[MATERIAL PROVIDED]
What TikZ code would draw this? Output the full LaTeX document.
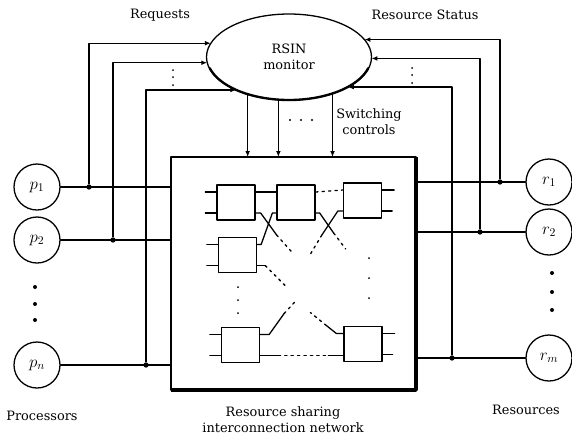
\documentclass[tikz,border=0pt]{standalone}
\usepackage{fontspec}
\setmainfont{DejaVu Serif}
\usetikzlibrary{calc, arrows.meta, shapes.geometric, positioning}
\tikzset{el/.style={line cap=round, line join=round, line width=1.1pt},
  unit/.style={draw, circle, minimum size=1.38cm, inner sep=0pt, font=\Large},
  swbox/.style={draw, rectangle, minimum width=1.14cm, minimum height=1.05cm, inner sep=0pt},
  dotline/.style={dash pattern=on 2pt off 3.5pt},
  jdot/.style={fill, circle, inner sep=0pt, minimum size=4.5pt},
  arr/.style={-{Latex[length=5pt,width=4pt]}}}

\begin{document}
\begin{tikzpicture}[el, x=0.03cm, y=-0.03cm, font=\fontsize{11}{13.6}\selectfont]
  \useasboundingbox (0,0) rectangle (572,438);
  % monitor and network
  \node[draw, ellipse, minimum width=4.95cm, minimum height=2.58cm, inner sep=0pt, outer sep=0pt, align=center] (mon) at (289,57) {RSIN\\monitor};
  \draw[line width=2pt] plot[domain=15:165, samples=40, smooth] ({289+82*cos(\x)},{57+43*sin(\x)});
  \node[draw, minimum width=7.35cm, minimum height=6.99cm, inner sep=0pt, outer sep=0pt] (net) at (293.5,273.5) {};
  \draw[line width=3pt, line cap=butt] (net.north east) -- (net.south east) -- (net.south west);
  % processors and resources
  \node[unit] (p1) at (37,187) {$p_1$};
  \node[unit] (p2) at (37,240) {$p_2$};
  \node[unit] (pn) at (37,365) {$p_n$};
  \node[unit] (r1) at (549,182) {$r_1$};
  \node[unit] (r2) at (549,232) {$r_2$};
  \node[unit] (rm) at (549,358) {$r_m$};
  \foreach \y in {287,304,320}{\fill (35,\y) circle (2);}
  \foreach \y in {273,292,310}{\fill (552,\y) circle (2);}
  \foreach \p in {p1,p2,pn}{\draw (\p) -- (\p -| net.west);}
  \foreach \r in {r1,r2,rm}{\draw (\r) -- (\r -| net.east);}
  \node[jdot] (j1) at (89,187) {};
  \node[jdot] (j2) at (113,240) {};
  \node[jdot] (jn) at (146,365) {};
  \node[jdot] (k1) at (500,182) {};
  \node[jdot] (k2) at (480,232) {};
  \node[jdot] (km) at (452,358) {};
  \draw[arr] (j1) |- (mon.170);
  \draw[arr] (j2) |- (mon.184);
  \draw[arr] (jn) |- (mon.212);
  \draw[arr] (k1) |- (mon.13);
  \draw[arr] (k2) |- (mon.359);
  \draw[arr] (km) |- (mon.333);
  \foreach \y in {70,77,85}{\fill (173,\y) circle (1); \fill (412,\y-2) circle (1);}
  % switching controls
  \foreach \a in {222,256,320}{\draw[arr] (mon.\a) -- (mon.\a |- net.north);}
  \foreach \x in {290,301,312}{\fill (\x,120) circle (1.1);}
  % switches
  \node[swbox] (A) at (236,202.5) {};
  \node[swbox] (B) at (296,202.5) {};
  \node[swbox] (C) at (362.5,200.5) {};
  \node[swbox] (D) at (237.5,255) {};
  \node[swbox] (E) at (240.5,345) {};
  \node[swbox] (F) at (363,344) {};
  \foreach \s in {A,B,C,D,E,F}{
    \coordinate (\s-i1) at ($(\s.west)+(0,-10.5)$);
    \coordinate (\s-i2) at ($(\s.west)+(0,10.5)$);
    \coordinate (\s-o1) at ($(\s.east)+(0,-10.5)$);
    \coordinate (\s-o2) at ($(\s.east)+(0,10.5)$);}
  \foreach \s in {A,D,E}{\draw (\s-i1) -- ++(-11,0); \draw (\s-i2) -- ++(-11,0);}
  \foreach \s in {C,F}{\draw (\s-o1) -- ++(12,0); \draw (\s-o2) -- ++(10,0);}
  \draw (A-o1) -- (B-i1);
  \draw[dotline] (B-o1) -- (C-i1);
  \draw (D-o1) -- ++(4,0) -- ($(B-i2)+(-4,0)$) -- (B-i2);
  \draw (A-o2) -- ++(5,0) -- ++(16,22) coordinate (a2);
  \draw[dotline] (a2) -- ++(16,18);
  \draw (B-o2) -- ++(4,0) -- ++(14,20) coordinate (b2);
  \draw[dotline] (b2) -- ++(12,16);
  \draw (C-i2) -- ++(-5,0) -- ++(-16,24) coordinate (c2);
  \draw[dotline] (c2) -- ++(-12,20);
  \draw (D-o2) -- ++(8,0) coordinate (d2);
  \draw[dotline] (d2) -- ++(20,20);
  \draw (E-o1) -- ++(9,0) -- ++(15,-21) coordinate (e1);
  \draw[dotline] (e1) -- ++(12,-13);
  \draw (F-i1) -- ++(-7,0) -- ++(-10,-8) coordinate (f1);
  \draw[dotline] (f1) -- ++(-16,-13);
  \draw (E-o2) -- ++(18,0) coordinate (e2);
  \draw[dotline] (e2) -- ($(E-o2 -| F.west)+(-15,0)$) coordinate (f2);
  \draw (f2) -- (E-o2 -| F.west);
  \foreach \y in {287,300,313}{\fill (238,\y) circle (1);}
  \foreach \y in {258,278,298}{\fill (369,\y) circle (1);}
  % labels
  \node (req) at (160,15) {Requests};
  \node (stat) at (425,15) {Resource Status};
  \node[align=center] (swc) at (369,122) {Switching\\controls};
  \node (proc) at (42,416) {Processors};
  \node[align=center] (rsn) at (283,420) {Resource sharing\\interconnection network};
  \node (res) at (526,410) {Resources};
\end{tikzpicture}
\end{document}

[WHAT IS BEING ASKED] Leave out the pictures and copy the rest of the material above exactly.

[REPLY TO THE EXERCISE]
What TikZ code would draw this? Output the full LaTeX document.
\documentclass[tikz,border=0pt]{standalone}
\usepackage{fontspec}
\setmainfont{DejaVu Serif}
\usetikzlibrary{calc, arrows.meta, shapes.geometric, positioning}
\tikzset{el/.style={line cap=round, line join=round, line width=1.1pt},
  unit/.style={draw, circle, minimum size=1.38cm, inner sep=0pt, font=\Large},
  swbox/.style={draw, rectangle, minimum width=1.14cm, minimum height=1.05cm, inner sep=0pt},
  dotline/.style={dash pattern=on 2pt off 3.5pt},
  jdot/.style={fill, circle, inner sep=0pt, minimum size=4.5pt},
  arr/.style={-{Latex[length=5pt,width=4pt]}}}

\begin{document}
\begin{tikzpicture}[el, x=0.03cm, y=-0.03cm, font=\fontsize{11}{13.6}\selectfont]
  \useasboundingbox (0,0) rectangle (572,438);
  % monitor and network
  \node[draw, ellipse, minimum width=4.95cm, minimum height=2.58cm, inner sep=0pt, outer sep=0pt, align=center] (mon) at (289,57) {RSIN\\monitor};
  \draw[line width=2pt] plot[domain=15:165, samples=40, smooth] ({289+82*cos(\x)},{57+43*sin(\x)});
  \node[draw, minimum width=7.35cm, minimum height=6.99cm, inner sep=0pt, outer sep=0pt] (net) at (293.5,273.5) {};
  \draw[line width=3pt, line cap=butt] (net.north east) -- (net.south east) -- (net.south west);
  % processors and resources
  \node[unit] (p1) at (37,187) {$p_1$};
  \node[unit] (p2) at (37,240) {$p_2$};
  \node[unit] (pn) at (37,365) {$p_n$};
  \node[unit] (r1) at (549,182) {$r_1$};
  \node[unit] (r2) at (549,232) {$r_2$};
  \node[unit] (rm) at (549,358) {$r_m$};
  \foreach \y in {287,304,320}{\fill (35,\y) circle (2);}
  \foreach \y in {273,292,310}{\fill (552,\y) circle (2);}
  \foreach \p in {p1,p2,pn}{\draw (\p) -- (\p -| net.west);}
  \foreach \r in {r1,r2,rm}{\draw (\r) -- (\r -| net.east);}
  \node[jdot] (j1) at (89,187) {};
  \node[jdot] (j2) at (113,240) {};
  \node[jdot] (jn) at (146,365) {};
  \node[jdot] (k1) at (500,182) {};
  \node[jdot] (k2) at (480,232) {};
  \node[jdot] (km) at (452,358) {};
  \draw[arr] (j1) |- (mon.170);
  \draw[arr] (j2) |- (mon.184);
  \draw[arr] (jn) |- (mon.212);
  \draw[arr] (k1) |- (mon.13);
  \draw[arr] (k2) |- (mon.359);
  \draw[arr] (km) |- (mon.333);
  \foreach \y in {70,77,85}{\fill (173,\y) circle (1); \fill (412,\y-2) circle (1);}
  % switching controls
  \foreach \a in {222,256,320}{\draw[arr] (mon.\a) -- (mon.\a |- net.north);}
  \foreach \x in {290,301,312}{\fill (\x,120) circle (1.1);}
  % switches
  \node[swbox] (A) at (236,202.5) {};
  \node[swbox] (B) at (296,202.5) {};
  \node[swbox] (C) at (362.5,200.5) {};
  \node[swbox] (D) at (237.5,255) {};
  \node[swbox] (E) at (240.5,345) {};
  \node[swbox] (F) at (363,344) {};
  \foreach \s in {A,B,C,D,E,F}{
    \coordinate (\s-i1) at ($(\s.west)+(0,-10.5)$);
    \coordinate (\s-i2) at ($(\s.west)+(0,10.5)$);
    \coordinate (\s-o1) at ($(\s.east)+(0,-10.5)$);
    \coordinate (\s-o2) at ($(\s.east)+(0,10.5)$);}
  \foreach \s in {A,D,E}{\draw (\s-i1) -- ++(-11,0); \draw (\s-i2) -- ++(-11,0);}
  \foreach \s in {C,F}{\draw (\s-o1) -- ++(12,0); \draw (\s-o2) -- ++(10,0);}
  \draw (A-o1) -- (B-i1);
  \draw[dotline] (B-o1) -- (C-i1);
  \draw (D-o1) -- ++(4,0) -- ($(B-i2)+(-4,0)$) -- (B-i2);
  \draw (A-o2) -- ++(5,0) -- ++(16,22) coordinate (a2);
  \draw[dotline] (a2) -- ++(16,18);
  \draw (B-o2) -- ++(4,0) -- ++(14,20) coordinate (b2);
  \draw[dotline] (b2) -- ++(12,16);
  \draw (C-i2) -- ++(-5,0) -- ++(-16,24) coordinate (c2);
  \draw[dotline] (c2) -- ++(-12,20);
  \draw (D-o2) -- ++(8,0) coordinate (d2);
  \draw[dotline] (d2) -- ++(20,20);
  \draw (E-o1) -- ++(9,0) -- ++(15,-21) coordinate (e1);
  \draw[dotline] (e1) -- ++(12,-13);
  \draw (F-i1) -- ++(-7,0) -- ++(-10,-8) coordinate (f1);
  \draw[dotline] (f1) -- ++(-16,-13);
  \draw (E-o2) -- ++(18,0) coordinate (e2);
  \draw[dotline] (e2) -- ($(E-o2 -| F.west)+(-15,0)$) coordinate (f2);
  \draw (f2) -- (E-o2 -| F.west);
  \foreach \y in {287,300,313}{\fill (238,\y) circle (1);}
  \foreach \y in {258,278,298}{\fill (369,\y) circle (1);}
  % labels
  \node (req) at (160,15) {Requests};
  \node (stat) at (425,15) {Resource Status};
  \node[align=center] (swc) at (369,122) {Switching\\controls};
  \node (proc) at (42,416) {Processors};
  \node[align=center] (rsn) at (283,420) {Resource sharing\\interconnection network};
  \node (res) at (526,410) {Resources};
\end{tikzpicture}
\end{document}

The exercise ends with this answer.